Gerald Gerbrandt: The verdict of the central court is divine authority: The Hebrew term translated consult (v. 9) may be used of coming before God to seek a word from God (cf. Exod 18:15; Deut 4:29; 12:5; 1 Sam 9:9). The decision is announced from the place the Lord will choose (v. 10). The priests have been appointed to minister there to the Lord your God (v. 12).

2. (:10-11) Didactic Role of the Implementation of Righteous Law

“And you shall do according to the terms of the verdict which they declare to you from that place which the LORD chooses; and you shall be careful to observe according to all that they teach you. 11 According to the terms of the law which they teach you, and according to the verdict which they tell you, you shall do; you shall not turn aside from the word which they declare to you, to the right or the left.”

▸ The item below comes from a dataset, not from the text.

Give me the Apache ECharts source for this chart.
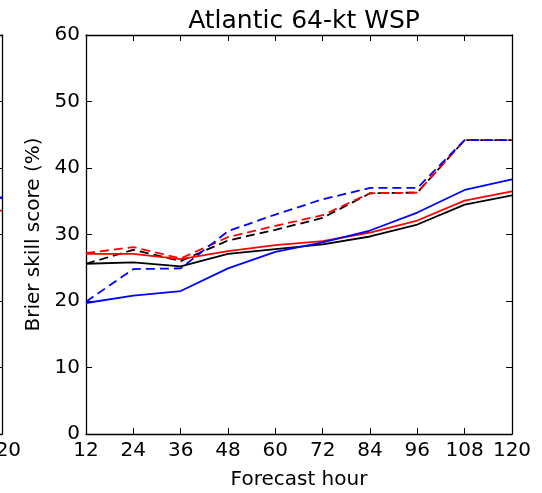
<!DOCTYPE html>
<html>
<head>
<meta charset="utf-8">
<script src="https://cdn.jsdelivr.net/npm/echarts@6/dist/echarts.min.js"></script>
<style>html,body{margin:0;padding:0;background:#fff}#c{width:542px;height:493px}</style>
</head>
<body>
<div id="c"></div>
<script>
var hours = [12, 24, 36, 48, 60, 72, 84, 96, 108, 120];
var xTicks = [12, 24, 36, 48, 60, 72, 84, 96, 108, 120];
var yTicks = [0, 10, 20, 30, 40, 50, 60];
var blackSolid  = [25.6, 25.8, 25.2, 27.1, 27.8, 28.5, 29.7, 31.5, 34.5, 35.9];
var blackDashed = [25.6, 27.7, 26.0, 29.1, 30.7, 32.5, 36.2, 36.3, 44.2, 44.2];
var redSolid    = [27.1, 27.1, 26.3, 27.5, 28.4, 29.0, 30.3, 32.1, 35.1, 36.5];
var redDashed   = [27.2, 28.1, 26.4, 29.6, 31.3, 32.9, 36.2, 36.3, 44.2, 44.2];
var blueSolid   = [19.7, 20.8, 21.5, 24.9, 27.4, 28.8, 30.6, 33.3, 36.7, 38.3];
var blueDashed  = [19.9, 24.8, 24.9, 30.5, 33.0, 35.3, 37.0, 37.0, 44.2, 44.2];
// neighbouring panel (only its right edge is visible)
var leftHours = [108, 120];
var leftBlue  = [35.0, 35.6];
var leftRed   = [33.5, 33.6];

var FONT = 'DejaVu Sans';
function pairs(xs, ys){ return xs.map(function(x,i){ return [x, ys[i]]; }); }
function axisX(gi, pos, showLabel){
  return {type:'value', gridIndex:gi, position:pos, min:12, max:120, interval:12,
    axisLine:{show:true, onZero:false, lineStyle:{color:'#000', width:1.3}},
    axisTick:{show:true, inside:true, length:6, lineStyle:{color:'#000'}},
    axisLabel:{show:showLabel, color:'#000', fontFamily:FONT, fontSize:20, margin:7},
    splitLine:{show:false}};
}
function axisY(gi, pos, showLabel){
  return {type:'value', gridIndex:gi, position:pos, min:0, max:60, interval:10,
    axisLine:{show:true, onZero:false, lineStyle:{color:'#000', width:1.3}},
    axisTick:{show:true, inside:true, length:6, lineStyle:{color:'#000'}},
    axisLabel:{show:showLabel, color:'#000', fontFamily:FONT, fontSize:20, margin:6},
    splitLine:{show:false}};
}
function line(name, data, color, dashed, xi, yi){
  return {name:name, type:'line', xAxisIndex:xi, yAxisIndex:yi, data:data, symbol:'none',
    animation:false, lineStyle:{color:color, width:1.8, type: dashed ? [9,5] : 'solid'}, z:3};
}
var xa0 = axisX(0,'bottom',true);
xa0.name = 'Forecast hour'; xa0.nameLocation = 'middle'; xa0.nameGap = 36;
xa0.nameTextStyle = {color:'#000', fontFamily:FONT, fontSize:20};
var ya0 = axisY(0,'left',true);
ya0.name = 'Brier skill score (%)'; ya0.nameLocation = 'middle'; ya0.nameGap = 42;
ya0.nameTextStyle = {color:'#000', fontFamily:FONT, fontSize:20};

var option = {
  animation:false,
  backgroundColor:'#fff',
  title:{text:'Atlantic 64-kt WSP', left:299, textAlign:'center', top:4,
    textStyle:{color:'#000', fontFamily:FONT, fontSize:25, fontWeight:'normal'}},
  grid:[
    {left:86, right:30, top:35, bottom:59, outerBoundsMode:'none'},
    {left:-424, width:426, top:35, bottom:59, outerBoundsMode:'none'}
  ],
  xAxis:[xa0, axisX(0,'top',false), axisX(1,'bottom',true), axisX(1,'top',false)],
  yAxis:[ya0, axisY(0,'right',false), axisY(1,'left',false), axisY(1,'right',false)],
  series:[
    line('black solid', pairs(hours, blackSolid), '#000000', false, 0, 0),
    line('black dashed', pairs(hours, blackDashed), '#000000', true, 0, 0),
    line('red solid', pairs(hours, redSolid), '#ff0000', false, 0, 0),
    line('red dashed', pairs(hours, redDashed), '#ff0000', true, 0, 0),
    line('blue solid', pairs(hours, blueSolid), '#0000ff', false, 0, 0),
    line('blue dashed', pairs(hours, blueDashed), '#0000ff', true, 0, 0),
    line('left blue', pairs(leftHours, leftBlue), '#0000ff', false, 2, 2),
    line('left red', pairs(leftHours, leftRed), '#ff0000', false, 2, 2)
  ]
};
var chart = echarts.init(document.getElementById('c'), null, {renderer:'canvas'});
chart.setOption(option);
</script>
</body>
</html>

David Thompson: What is interesting is that God considers this to be something that does “teach you.” In other words, as various judgments take place, it teaches the people to function in a way that pleases the Lord.

3. (:12) Death Sentence for Resisting Their Verdict

a. Resisting the Verdict

“And the man who acts presumptuously

by not listening to the priest who stands there to serve the LORD your God, nor to the judge,

that man shall die;”

Eugene Merrill: There was no court of higher appeal beyond that of the priest and judge of the central place of jurisdiction, so the verdicts rendered had to be accepted by those who had sought redress there (v. 10). The text is most insistent that the law (tôrâ) and decisions (mi a ) (that is, the rulings of the court) must result in unswerving compliance on the part of the litigants. Failure to do so and thus to manifest insubordination to the court (lit., “in insolence and without obeying”) and, more seriously, to the Lord himself, whom both priest and judge represent, was to invoke self-destruction (v. 12). The reason for such harsh measures was to preclude any similar contempt for law in the future (v. 13). Behind it all, of course, was the inextricable linkage between law and covenant. It was absolutely incumbent on the kingdom citizen to demonstrate loyalty and obedience to the Great King, evidence of which, among other things, was strict adherence to theocratic law and its application.

Charlie Garrett: Now the man who acts presumptuously — It is a preposition and a noun, not an adverb: v’ha’ish asher yaaseh b’zadon – “And the man who acts in presumption.” It is a new word, zadon. It signifies insolence or presumption, coming from the word zud, meaning “to boil.” In other words, the person is like a boiling pot that refuses to act properly.

b. Excising the Evil

“thus you shall purge the evil from Israel.”

Daniel Block: Moses ends this panel as he had the previous one (v. 7b) with a declaration of zeal for the purity of the nation. By executing persons who defy God by noncompliance with his verdict, the evil of rebellion is purged from Israel and righteousness is maintained. Whether rendered by local adjudicators or the central tribunal, every decision advances the agenda of ṣedeq ṣedeq (“righteousness, only righteousness”; see 16:20).

(:13) Summary Conclusion: Deterrent against Future Evil

“Then all the people will hear and be afraid,

and will not act presumptuously again.”

Duane Christensen: When godly discipline is exercised, whether in Moses’ time or our own, “all the people shall hear and they shall fear; and they shall not act presumptuously again” (v 13).

David Whitcomb: Moses stated the reason for swift punishment. And all the people shall hear and fear and not act presumptuously again (v.13). The reason for swift, capital punishment against the rebel was to cause others to fear. Obviously, our Creator concludes that fear is an effective means for encouraging obedience. Progressive thinkers reject this idea because they are sure they know more than God. In reality, because they have rejected God and His law they cannot exercise wisdom. Therefore, they know nothing about human nature.